GE Aerospace (NYSE:GE | GE Price Prediction) reports first-quarter 2026 results tomorrow morning before the open. With a $190 billion backlog, a stock up 68% over the past year, and Wall Street expecting another strong print, the bar is high.
Momentum Meets a Tougher Hurdle
GE Aerospace closed out 2025 on a strong note. Full-year revenue reached $45.86 billion, up 18.48% year over year, on a GAAP basis, and 21% adjusted, while operating income climbed 47.91% to $10.0 billion and free cash flow more than doubled to $7.69 billion. CEO H. Lawrence Culp, Jr. called it an “outstanding year,” and the numbers backed that up.
But Q4 2025 introduced a wrinkle. Although EPS came in at $1.57, handily beating the estimate of $1.44 by 9.03%, and revenue surged 28% year over year to $12.72 billion, CES margins compressed 420 basis points, driven by a lower spare engine ratio and a higher mix of install deliveries. That margin pressure is the story heading into Q1 2026. Investors want to know if it was a one-quarter blip or the start of a trend. Management also guided for low double-digit gains for the full-year, raising concerns of slowing growth.
The stock has traded roughly flat year to date, down 1.12% since December 31, 2025, after a massive run. Shares are up 68.18% over the past year, which means the market has already priced in a lot of execution. Tomorrow’s report needs to deliver.
Consensus Estimates vs. Year-Ago Results
| Metric | Q1 2026 Estimate | Q1 2025 Actual | YoY Change |
|---|---|---|---|
| Adjusted EPS | $1.59 | $1.49 | +6.7% |
| Revenue | Low double-digit growth implied | $9.94B | Mid-teens expected |
| Metric | FY2026 Guidance | FY2025 Actual | YoY Change |
| Adjusted EPS | $7.10–$7.40 | $6.37 | +11.5% to +16.2% |
| Revenue | Low double-digit growth | $45.86B | Low double-digit |
| Operating Profit | $9.85B–$10.25B | $10.0B | Roughly flat to +2.5% |
| Free Cash Flow | $8.0B–$8.4B | $7.69B | +4% to +9.2% |
CES Margins, Tariffs, and Guidance Reaffirmation Are the Real Tests
The Commercial Engines and Services segment margin deserves the closest scrutiny.

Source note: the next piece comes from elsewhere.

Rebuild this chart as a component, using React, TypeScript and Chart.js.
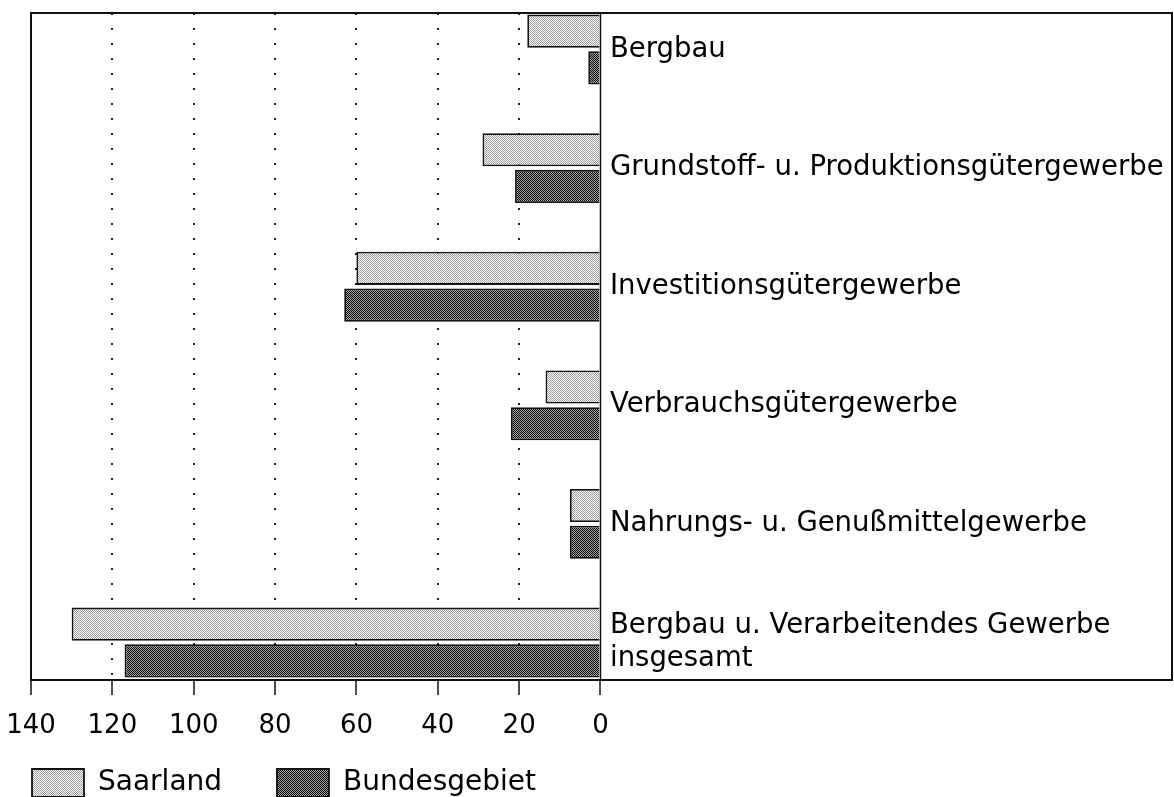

Q4 2025 saw CES margin compress 420 basis points as install deliveries outweighed higher-margin spare engine shipments. If that mix dynamic persists into Q1 2026, operating profit could trail revenue growth, which is exactly what happened last quarter. Management needs to show the spare parts ratio is recovering.
Tariffs are the second major watch item. In Q1 2025, Culp acknowledged tariff headwinds directly, revised the full-year departure growth assumption to low single digits, and noted the company was “controlling costs and leveraging available trade programs.” A year later, trade policy uncertainty has not disappeared. How management frames any updated tariff exposure and whether the $500M offset strategy from 2025 is still holding will be worth monitoring closely.
Engine delivery pace and services revenue are the two areas where GE Aerospace has consistently outrun expectations. In Q1 2025, services revenue grew 17%, and spare parts were up more than 20%. The company enters 2026 guiding for CES mid-teens revenue growth and services mid-teens growth specifically. Any sign of softening there would spook investors more than a modest EPS miss.
Finally, the Defense and Propulsion Technologies segment deserves attention. DPT revenue grew just 1% in Q1 2025 despite strong order momentum elsewhere. Full-year 2026 guidance calls for mid-single to high-single-digit DPT revenue growth and operating profit of $1.55B to $1.65B. Whether defense deliveries accelerate early in the year or back-load again is worth tracking.
Analysts carry an average price target of $350.65, with 18 buy ratings against just 1 sell. The bar for a positive reaction is a clean beat plus guidance reaffirmation.
Guidance Reaffirmation Could Be the Whole Story
GE Aerospace has beaten EPS estimates in each of the last four quarters, with surprise margins ranging from +9.79% to +17.32%. The stock’s 68% one-year gain reflects that track record. Tomorrow, the clearest signal investors need is a confident reaffirmation of full-year 2026 EPS guidance of $7.10 to $7.40. If Culp can pair that with evidence that CES margins are stabilizing and tariff impacts remain manageable, sentiment can shift quickly. Any wobble on guidance, given the valuation, carries real downside risk.